Parte das colônias citadas fora fundada por sionistas do movimento Chovevei Zion vindos do Leste europeu, sempre com o apoio filantrópico do Barão Edmond de Rothschild. Outras colônias contaram com ajuda econômica da Jewish Colonization Association (JCA), agência colonizadora do Barão Maurício Hirsch, fortalecida consideravelmente a partir do século 20. Fundada em 1891, a JCA foi responsável pelo surgimento de outras colônias, quase todas localizadas na Baixa Galileia.
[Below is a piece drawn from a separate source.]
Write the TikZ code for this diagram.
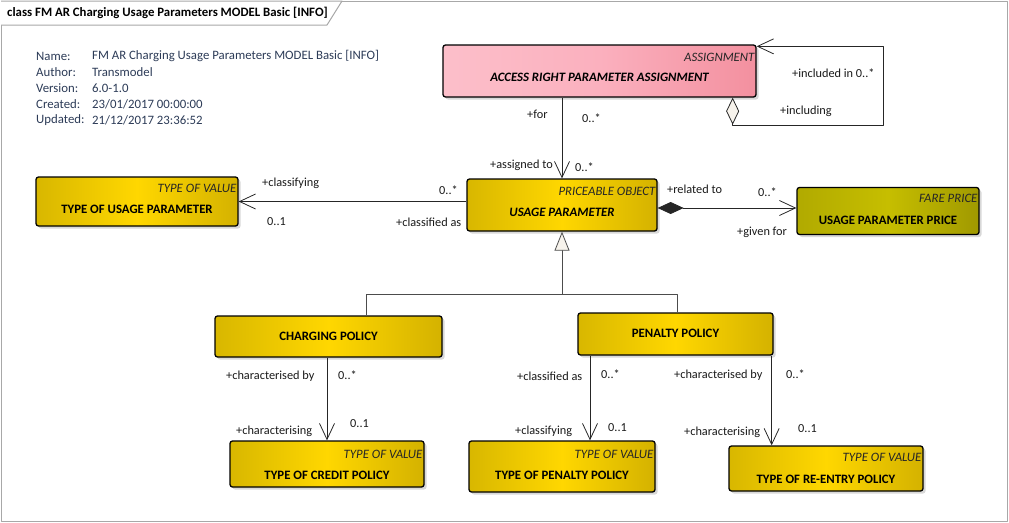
\documentclass[tikz,border=0pt]{standalone}
\usepackage{fontspec}
\setmainfont{Carlito}
\usetikzlibrary{arrows.meta,shadows}
\definecolor{ylwL}{HTML}{D8B700}
\definecolor{ylwM}{HTML}{FFD700}
\definecolor{ylwR}{HTML}{D4B200}
\definecolor{pnkL}{HTML}{FCBFCA}
\definecolor{pnkM}{HTML}{FBB0BE}
\definecolor{pnkR}{HTML}{F3909F}
\definecolor{olvL}{HTML}{B1AA00}
\definecolor{olvM}{HTML}{C6BE00}
\definecolor{olvR}{HTML}{A09900}
\definecolor{infotxt}{HTML}{2C3B57}
\definecolor{hollow}{HTML}{F7F3EC}
\definecolor{framegray}{HTML}{A8A8A8}
\begin{document}
\begin{tikzpicture}[x=1pt,y=-1pt,line join=round,font=\fontsize{12.3}{14}\selectfont]
    \tikzset{box/.style={draw=black,line width=1.3pt,rounded corners=2.5pt,inner sep=0pt,
                drop shadow={shadow xshift=2.5pt,shadow yshift=-2.5pt,fill=black!30,opacity=0.5}},
             ylw/.style={box,left color=ylwL,right color=ylwR,middle color=ylwM},
             pnk/.style={box,left color=pnkL,right color=pnkR,middle color=pnkM},
             olv/.style={box,left color=olvL,right color=olvR,middle color=olvM},
             stereo/.style={anchor=base east,inner sep=0pt,font=\fontsize{12.8}{14}\selectfont\itshape,text=black!85},
             cname/.style={anchor=base,inner sep=0pt,font=\fontsize{12.8}{14}\selectfont\bfseries},
             role/.style={anchor=west,inner sep=0pt,text=black!90},
             info/.style={anchor=west,inner sep=0pt,text=infotxt,font=\fontsize{12.8}{14}\selectfont},
             assoc/.style={draw=black!85,line width=0.8pt,-{Straight Barb[length=16pt,width=15pt,line width=0.8pt]}},
             gen/.style={draw=black!70,line width=0.8pt}}
    \useasboundingbox (0,0) rectangle (1009,522);
    % frame and title tab
    \draw[framegray,line width=1pt] (1,1) rectangle (1007,521);
    \draw[framegray,line width=1pt,fill=white] (1,1) -- (342,1) -- (327,25) -- (1,25);
    \node[anchor=west,inner sep=0pt,font=\fontsize{12.8}{14}\selectfont\bfseries] (title) at (7,13) {class FM AR Charging Usage Parameters MODEL Basic [INFO]};
    % info block
    \node[info] (infoname) at (36,56) {Name:};
    \node[info] (infoauthor) at (36,72) {Author:};
    \node[info] (infoversion) at (36,88) {Version:};
    \node[info] (infocreated) at (36,104) {Created:};
    \node[info] (infoupdated) at (36,120) {Updated:};
    \node[info] (valname) at (92,56) {FM AR Charging Usage Parameters MODEL Basic [INFO]};
    \node[info] (valauthor) at (92,72) {Transmodel};
    \node[info] (valversion) at (92,88) {6.0-1.0};
    \node[info] (valcreated) at (92,104) {23/01/2017 00:00:00};
    \node[info] (valupdated) at (92,120) {21/12/2017 23:36:52};
    % classes
    \node[pnk,minimum width=313pt,minimum height=52pt] (access) at (599.5,71) {};
    \node[stereo] (access-st) at ([xshift=-2pt,yshift=-17pt]access.north east) {ASSIGNMENT};
    \node[cname,font=\fontsize{12.8}{14}\selectfont\bfseries\itshape] (access-nm) at ([yshift=-10pt]access.center) {ACCESS RIGHT PARAMETER ASSIGNMENT};
    \node[ylw,minimum width=190pt,minimum height=52pt] (usage) at (562,205) {};
    \node[stereo] (usage-st) at ([xshift=-2pt,yshift=-17pt]usage.north east) {PRICEABLE OBJECT};
    \node[cname,font=\fontsize{12.8}{14}\selectfont\bfseries\itshape] (usage-nm) at ([yshift=-11pt]usage.center) {USAGE PARAMETER};
    \node[ylw,minimum width=202pt,minimum height=49pt] (typeusage) at (137,201.5) {};
    \node[stereo] (typeusage-st) at ([xshift=-2pt,yshift=-16pt]typeusage.north east) {TYPE OF VALUE};
    \node[cname] (typeusage-nm) at ([yshift=-12pt]typeusage.center) {TYPE OF USAGE PARAMETER};
    \node[olv,minimum width=182pt,minimum height=47pt] (price) at (888,211) {};
    \node[stereo] (price-st) at ([xshift=-2pt,yshift=-16pt]price.north east) {FARE PRICE};
    \node[cname] (price-nm) at ([yshift=-13pt]price.center) {USAGE PARAMETER PRICE};
    \node[ylw,minimum width=227pt,minimum height=41pt] (charging) at (328.5,336.5) {};
    \node[cname] (charging-nm) at ([yshift=-4pt]charging.center) {CHARGING POLICY};
    \node[ylw,minimum width=195pt,minimum height=42pt] (penalty) at (675.5,334) {};
    \node[cname] (penalty-nm) at ([yshift=-3pt]penalty.center) {PENALTY POLICY};
    \node[ylw,minimum width=194pt,minimum height=46pt] (credit) at (327,464) {};
    \node[stereo] (credit-st) at ([xshift=-2pt,yshift=-18pt]credit.north east) {TYPE OF VALUE};
    \node[cname] (credit-nm) at ([yshift=-15pt]credit.center) {TYPE OF CREDIT POLICY};
    \node[ylw,minimum width=186pt,minimum height=51pt] (typepen) at (562,466.5) {};
    \node[stereo] (typepen-st) at ([xshift=-2pt,yshift=-18pt]typepen.north east) {TYPE OF VALUE};
    \node[cname] (typepen-nm) at ([yshift=-13pt]typepen.center) {TYPE OF PENALTY POLICY};
    \node[ylw,minimum width=194pt,minimum height=45pt] (reentry) at (826,468.5) {};
    \node[stereo] (reentry-st) at ([xshift=-2pt,yshift=-16pt]reentry.north east) {TYPE OF VALUE};
    \node[cname] (reentry-nm) at ([yshift=-15pt]reentry.center) {TYPE OF RE-ENTRY POLICY};
    % helper points
    \coordinate (selfcorner) at (883,125);
    \coordinate (genjoin) at (562,294);
    \coordinate (chgen) at ([xshift=38pt]charging.north);
    \coordinate (pengen) at ([xshift=1.5pt]penalty.north);
    \coordinate (penarr) at ([xshift=28pt]typepen.north);
    \coordinate (reentryarr) at ([xshift=-2pt]penalty.south east);
    % associations
    \draw[assoc,{Diamond[length=27pt,width=13pt,fill=hollow,line width=0.8pt]}-{Straight Barb[length=16pt,width=15pt,line width=0.8pt]}]
        ([xshift=-24pt]access.south east) |- (selfcorner) |- ([yshift=-2pt]access.north east);
    \draw[assoc] (access.south -| usage.north) -- (usage.north);
    \draw[assoc] (typeusage.east -| usage.west) -- (typeusage.east);
    \draw[assoc,{Diamond[length=26pt,width=12pt,line width=0.8pt]}-{Straight Barb[length=16pt,width=15pt,line width=0.8pt]}]
        ([yshift=3pt]price.west -| usage.east) -- ([yshift=3pt]price.west);
    \draw[assoc] (charging.south -| credit.north) -- (credit.north);
    \draw[assoc] (penalty.south -| penarr) -- (penarr);
    \draw[assoc] (reentryarr) -- (reentryarr |- reentry.north);
    % generalisation
    \draw[gen,-{Triangle[length=19pt,width=15pt,fill=hollow,line width=0.8pt]}] (chgen) |- (genjoin) -- (usage.south);
    \draw[gen] (pengen) |- (genjoin);
    % role names and multiplicities
    \node[role] (incl-in) at (792,73) {+included in 0..*};
    \node[role] (including) at (780,111) {+including};
    \node[role] (for) at (527,114) {+for};
    \node[role] (for-m) at (582,118) {0..*};
    \node[role] (assigned) at (490,165) {+assigned to};
    \node[role] (assigned-m) at (575,167) {0..*};
    \node[role] (classifying1) at (262,183) {+classifying};
    \node[role] (classifying1-m) at (267,222) {0..1};
    \node[role] (classified1-m) at (439,190) {0..*};
    \node[role] (classified1) at (396,222) {+classified as};
    \node[role] (related) at (667,189) {+related to};
    \node[role] (related-m) at (758,192) {0..*};
    \node[role] (givenfor) at (737,232) {+given for};
    \node[role] (charby1) at (226,376) {+characterised by};
    \node[role] (charby1-m) at (338,375) {0..*};
    \node[role] (charing1) at (236,431) {+characterising};
    \node[role] (charing1-m) at (350,424) {0..1};
    \node[role] (classified2) at (517,376) {+classified as};
    \node[role] (classified2-m) at (601,374) {0..*};
    \node[role] (classifying2) at (515,431) {+classifying};
    \node[role] (classifying2-m) at (608,428) {0..1};
    \node[role] (charby2) at (674,375) {+characterised by};
    \node[role] (charby2-m) at (786,374) {0..*};
    \node[role] (charing2) at (684,432) {+characterising};
    \node[role] (charing2-m) at (798,429) {0..1};
\end{tikzpicture}
\end{document}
No início do século 20, o Escritório da Agência Judaica em Israel atuava como agente responsável pelos assentamentos dos novos colonos e pela aquisição de terras para drenagem e plantio. Foi esse escritório o primeiro a inaugurar uma escola agrícola na Moshavá Kineret; um novo grupo de colonos em Degânia em 1909 seria o primeiro Kibutz e uma cooperativa agrícola em Merchavia. O Escritório da Agência Judaica se preocupou ainda em criar aldeias agrícolas como Migdal e Poryia, sustentadas com capital particular.

A distribuição topográfica das colônias foi idealizada em três blocos, afastados o suficiente entre si: um estaria em volta de Zichron Yaacov; o segundo na Baixa Galileia e um terceiro no extremo norte da Galileia, entre Rosh Pina e Metula. A comitiva rabínica visitou não só colônias estabelecidas nesses blocos, mas também cidades como Haifa, Tiberíades e Safed.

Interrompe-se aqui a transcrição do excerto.